### Task prompt:
Copy the data exactly as it appears, and do not include any pictures.

### Input data:
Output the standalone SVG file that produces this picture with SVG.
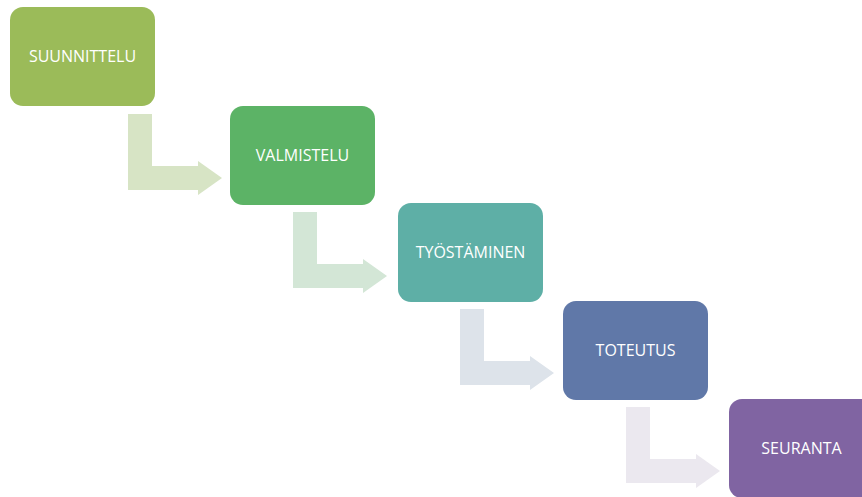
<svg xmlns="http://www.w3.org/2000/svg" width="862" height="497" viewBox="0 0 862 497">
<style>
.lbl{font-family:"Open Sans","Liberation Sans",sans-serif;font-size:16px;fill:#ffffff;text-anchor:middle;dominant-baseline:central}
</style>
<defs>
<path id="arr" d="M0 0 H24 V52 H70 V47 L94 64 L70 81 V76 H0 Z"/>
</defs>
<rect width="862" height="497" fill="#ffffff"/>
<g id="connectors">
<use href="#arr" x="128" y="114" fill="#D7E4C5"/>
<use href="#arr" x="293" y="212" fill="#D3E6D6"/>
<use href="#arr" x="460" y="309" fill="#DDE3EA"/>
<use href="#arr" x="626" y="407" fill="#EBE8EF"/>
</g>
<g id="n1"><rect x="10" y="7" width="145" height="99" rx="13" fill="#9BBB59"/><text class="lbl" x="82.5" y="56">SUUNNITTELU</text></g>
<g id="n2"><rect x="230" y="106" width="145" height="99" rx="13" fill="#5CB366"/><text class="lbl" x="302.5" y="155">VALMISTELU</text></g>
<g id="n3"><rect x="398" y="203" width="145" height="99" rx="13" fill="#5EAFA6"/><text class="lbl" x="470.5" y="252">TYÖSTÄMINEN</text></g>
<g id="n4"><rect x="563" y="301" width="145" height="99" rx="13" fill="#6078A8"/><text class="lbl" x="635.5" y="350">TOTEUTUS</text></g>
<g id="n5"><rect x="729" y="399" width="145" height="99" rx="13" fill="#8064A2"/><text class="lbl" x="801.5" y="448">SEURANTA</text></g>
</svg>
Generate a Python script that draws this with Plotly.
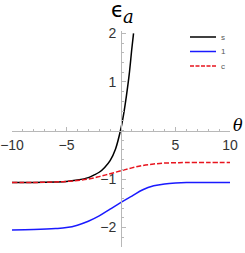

### Exercise response:
Output the standalone SVG file that produces this picture with SVG.
<svg xmlns="http://www.w3.org/2000/svg" width="862" height="497" viewBox="0 0 862 497">
<style>
.lbl{font-family:"Open Sans","Liberation Sans",sans-serif;font-size:16px;fill:#ffffff;text-anchor:middle;dominant-baseline:central}
</style>
<defs>
<path id="arr" d="M0 0 H24 V52 H70 V47 L94 64 L70 81 V76 H0 Z"/>
</defs>
<rect width="862" height="497" fill="#ffffff"/>
<g id="connectors">
<use href="#arr" x="128" y="114" fill="#D7E4C5"/>
<use href="#arr" x="293" y="212" fill="#D3E6D6"/>
<use href="#arr" x="460" y="309" fill="#DDE3EA"/>
<use href="#arr" x="626" y="407" fill="#EBE8EF"/>
</g>
<g id="n1"><rect x="10" y="7" width="145" height="99" rx="13" fill="#9BBB59"/><text class="lbl" x="82.5" y="56">SUUNNITTELU</text></g>
<g id="n2"><rect x="230" y="106" width="145" height="99" rx="13" fill="#5CB366"/><text class="lbl" x="302.5" y="155">VALMISTELU</text></g>
<g id="n3"><rect x="398" y="203" width="145" height="99" rx="13" fill="#5EAFA6"/><text class="lbl" x="470.5" y="252">TYÖSTÄMINEN</text></g>
<g id="n4"><rect x="563" y="301" width="145" height="99" rx="13" fill="#6078A8"/><text class="lbl" x="635.5" y="350">TOTEUTUS</text></g>
<g id="n5"><rect x="729" y="399" width="145" height="99" rx="13" fill="#8064A2"/><text class="lbl" x="801.5" y="448">SEURANTA</text></g>
</svg>
Generate a Python script that draws this with Plotly.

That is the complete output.